Fabric Notebook support Pyspark and R but vanilla Python works just fine, the only big limitation writing to Delta is currently in developpement , but there is a workaround, I created a function that try first to write using Spark, if not available it will write using Delta Python which works fine in my laptop, in that case the code will works in Fabric Notebook without any modification
Why Not PySpark ?
Obviously if you have Pyspark installed in your laptop and you are familiar with the syntax then go for it, you can even make the argument it is a long term career advantage to be skilful in it, the catch is, I don’t see how I can install it in my laptop and to be honest, I feel DuckDB or pandas for that matter is substantially friendlier to use.

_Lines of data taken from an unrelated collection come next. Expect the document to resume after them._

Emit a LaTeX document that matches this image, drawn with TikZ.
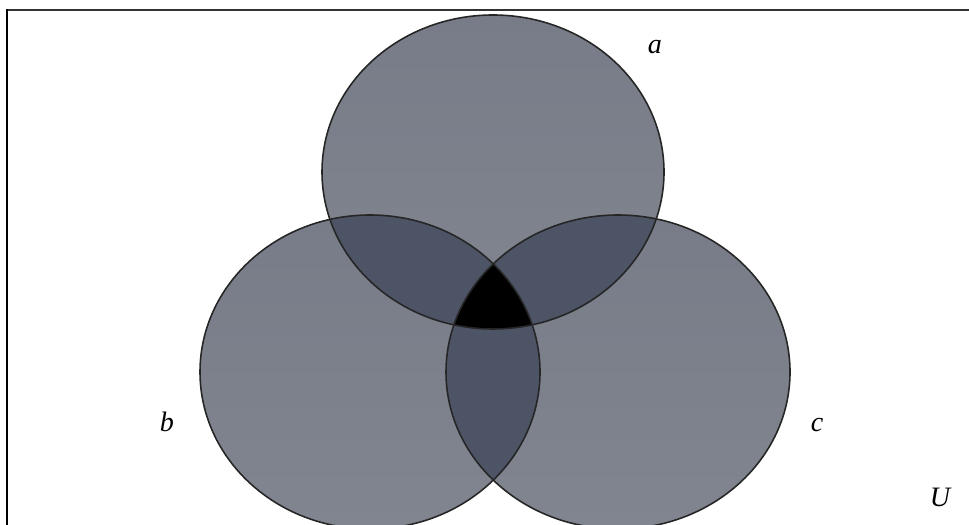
\documentclass[tikz,border=0pt]{standalone}
\usepackage{fontspec}
\setmainfont{Liberation Serif}
\definecolor{setfill}{HTML}{7B808C}
\definecolor{settop}{HTML}{777C88}
\definecolor{setbot}{HTML}{80858F}
\definecolor{pairfill}{HTML}{4C5465}
\begin{document}
\begin{tikzpicture}[x=0.02cm,y=0.02cm,
  setline/.style={draw=black!85,line width=0.9pt},
  lbl/.style={font=\fontsize{16}{18}\selectfont\itshape, inner sep=0pt},
  framel/.style={line width=1.6pt,black}]
\useasboundingbox (0,0) rectangle (969,524);
\def\ca{(493,352) ellipse [x radius=171, y radius=157]}
\def\cb{(370,152) ellipse [x radius=170, y radius=157]}
\def\cc{(618,152) ellipse [x radius=172, y radius=157]}
% single fills
\shade[top color=settop,bottom color=setbot] \ca;
\shade[top color=settop,bottom color=setbot] \cb;
\shade[top color=settop,bottom color=setbot] \cc;
% pairwise
\begin{scope}\clip \ca; \fill[pairfill] \cb; \fill[pairfill] \cc; \end{scope}
\begin{scope}\clip \cb; \fill[pairfill] \cc; \end{scope}
% triple
\begin{scope}\clip \ca; \clip \cb; \fill[black] \cc; \end{scope}
% outlines
\draw[setline] \ca;
\draw[setline] \cb;
\draw[setline] \cc;
% labels
\node[lbl] (la) at (655,477) {a};
\node[lbl] (lb) at (167,102) {b};
\node[lbl] (lc) at (817,99) {c};
\node[lbl] (lu) at (940,27) {U};
% frame
\draw[line width=1.2pt,black!80] (7,514) -- (975,514);
\draw[framel] (7,515) -- (7,-5);
\end{tikzpicture}
\end{document}
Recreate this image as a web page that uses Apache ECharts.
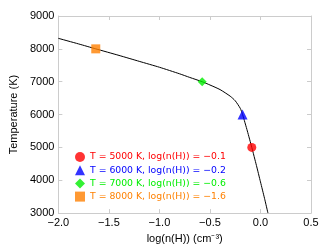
<!DOCTYPE html>
<html><head><meta charset="utf-8">
<script src="https://cdn.jsdelivr.net/npm/echarts@6/dist/echarts.min.js"></script>
<style>html,body{margin:0;padding:0;background:#fff}#c{width:328px;height:249px}</style>
</head><body><div id="c"></div>
<script>
var curveX = [-2.0, -1.8, -1.63, -1.4, -1.2, -1.0, -0.8, -0.7, -0.577, -0.5, -0.4, -0.3, -0.25, -0.2, -0.177, -0.13, -0.086, -0.04, 0.0, 0.04, 0.074];
var curveT = [8320, 8150, 8000, 7800, 7620, 7440, 7240, 7130, 7000, 6900, 6760, 6560, 6420, 6190, 6000, 5500, 5000, 4450, 3950, 3450, 3000];
var markerNames = ['T = 5000 K, log(n(H)) = \u22120.1', 'T = 6000 K, log(n(H)) = \u22120.2', 'T = 7000 K, log(n(H)) = \u22120.6', 'T = 8000 K, log(n(H)) = \u22121.6'];
var markerX = [-0.086, -0.177, -0.577, -1.63];
var markerT = [5000, 6000, 7000, 8000];
var markerColors = ['#ff0000', '#0000ff', '#00ee00', '#ff8000'];
var markerSymbols = ['circle', 'triangle', 'diamond', 'rect'];
var markerSizes = [9, 10, 9, 9];

var font = 'Liberation Sans, Arial, sans-serif';
var gray = '#cccccc';
function minus(v){ return String(v).replace('-', '\u2212'); }

var series = [{
  type: 'line', silent: true, symbol: 'none', smooth: 0.2,
  lineStyle: {color: '#000', width: 1},
  data: curveX.map(function(x, i){ return [x, curveT[i]]; }),
  z: 2
}];
markerNames.forEach(function(n, i){
  series.push({type: 'scatter', name: n, symbol: markerSymbols[i], symbolSize: markerSizes[i],
    itemStyle: {color: markerColors[i]}, data: [[markerX[i], markerT[i]]], z: 3});
});

var chart = echarts.init(document.getElementById('c'), null, {renderer: 'canvas'});
chart.setOption({
  animation: false,
  grid: {left: 55, right: 17, top: 16, bottom: 35, show: false},
  legend: {
    orient: 'vertical', left: 70, top: 147, itemWidth: 10, itemHeight: 10, itemGap: 3.2,
    selectedMode: false,
    data: markerNames.map(function(n, i){ return {name: n, icon: markerSymbols[i], textStyle: {color: markerColors[i]}}; }),
    textStyle: {fontFamily: 'DejaVu Sans', fontSize: 9.3, lineHeight: 10}
  },
  xAxis: [{
    type: 'value', min: -2.0, max: 0.5, interval: 0.5,
    name: 'log(n(H)) (cm\u207B\u00B3)', nameLocation: 'middle', nameGap: 16,
    nameTextStyle: {fontFamily: font, fontSize: 11, color: '#000'},
    axisLine: {show: true, onZero: false, lineStyle: {color: gray}},
    axisTick: {show: true, inside: true, length: 4, lineStyle: {color: gray}},
    axisLabel: {fontFamily: font, fontSize: 11, color: '#000', margin: 4,
      formatter: function(v){ return minus(v.toFixed(1)); }},
    splitLine: {show: false}
  }, {
    type: 'value', position: 'top', min: -2.0, max: 0.5, interval: 0.5,
    axisLine: {show: true, onZero: false, lineStyle: {color: gray}},
    axisTick: {show: true, inside: true, length: 4, lineStyle: {color: gray}},
    axisLabel: {show: false}, splitLine: {show: false}
  }],
  yAxis: [{
    type: 'value', min: 3000, max: 9000, interval: 1000,
    name: 'Temperature (K)', nameLocation: 'middle', nameGap: 25,
    nameTextStyle: {fontFamily: font, fontSize: 11, color: '#000'},
    axisLine: {show: true, onZero: false, lineStyle: {color: gray}},
    axisTick: {show: true, inside: true, length: 4, lineStyle: {color: gray}},
    axisLabel: {fontFamily: font, fontSize: 11, color: '#000', margin: 4,
      formatter: function(v){ return String(v); }},
    splitLine: {show: false}
  }, {
    type: 'value', position: 'right', min: 3000, max: 9000, interval: 1000,
    axisLine: {show: true, onZero: false, lineStyle: {color: gray}},
    axisTick: {show: true, inside: true, length: 4, lineStyle: {color: gray}},
    axisLabel: {show: false}, splitLine: {show: false}
  }],
  series: series
});
</script></body></html>
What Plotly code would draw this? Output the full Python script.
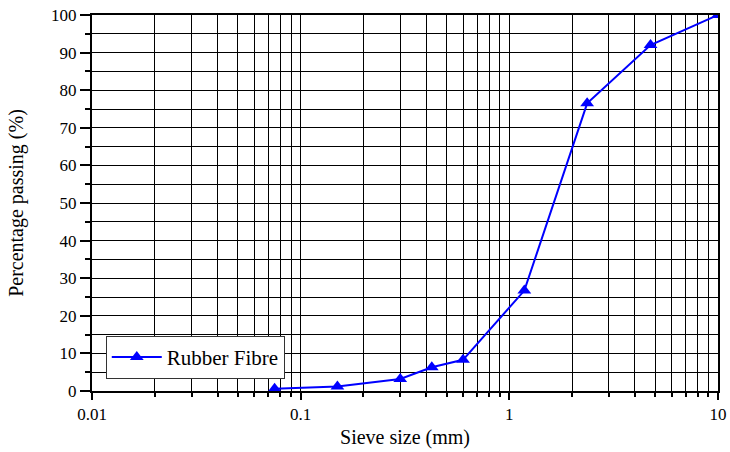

Python is very good to download public Data
I use a Python function to download data from BOM website to csv files in a local folder, I copied the same Folder Path as Fabric Lakehouse
I hope the code keeps working, I justed copied some code from the internet and mess with it till it worked, I have no idea how regex is working, and I don’t even want to know
DuckDI API has a vibe of PowerQuery
I used DuckDB to clean the data, you can use Pandas, Polars, Ibis or any library that you like, personally I never liked CTE in SQL, I much prefer step by step logic and seeing the results in every step, and this is exactly what I am doing here
Read everything as a text
Normalize_names will replace empty space with an underscore
All_varchar , will read everything as a text, you can cast the correct type later
DuckDB uses lazy evaluation by default, you need to use show() to see the result
Unpivot Other Columns
Unpivot other columns is one of the coolest feature of PoweQuery, DuckDB has a very nice SQL syntax to do the same
Write the final results as a Delta Table
That’s pretty much the core idea of fabric, if you write your Data into Delta Table then it will be usable by all the Engines, PowerBI, SQL DWH etc
Final Thoughts
The workflow did make sense to me, the only annoying thing is when you import a new notebook in a Fabric workspace it will not overwrite the existing one but create a copy, having the option will be nice.
I can see some advantages for this approach, like if you have a very small SKU and you want to optimize the resource usage, using your laptop for developpement can save you some precious compute, another case maybe if you were not given access to fabric from the admin, showing you have already a working code and you know what you are doing can make the conversation easier.
One thing for sure, users will use fabric in some unexpected ways and that’s just fine.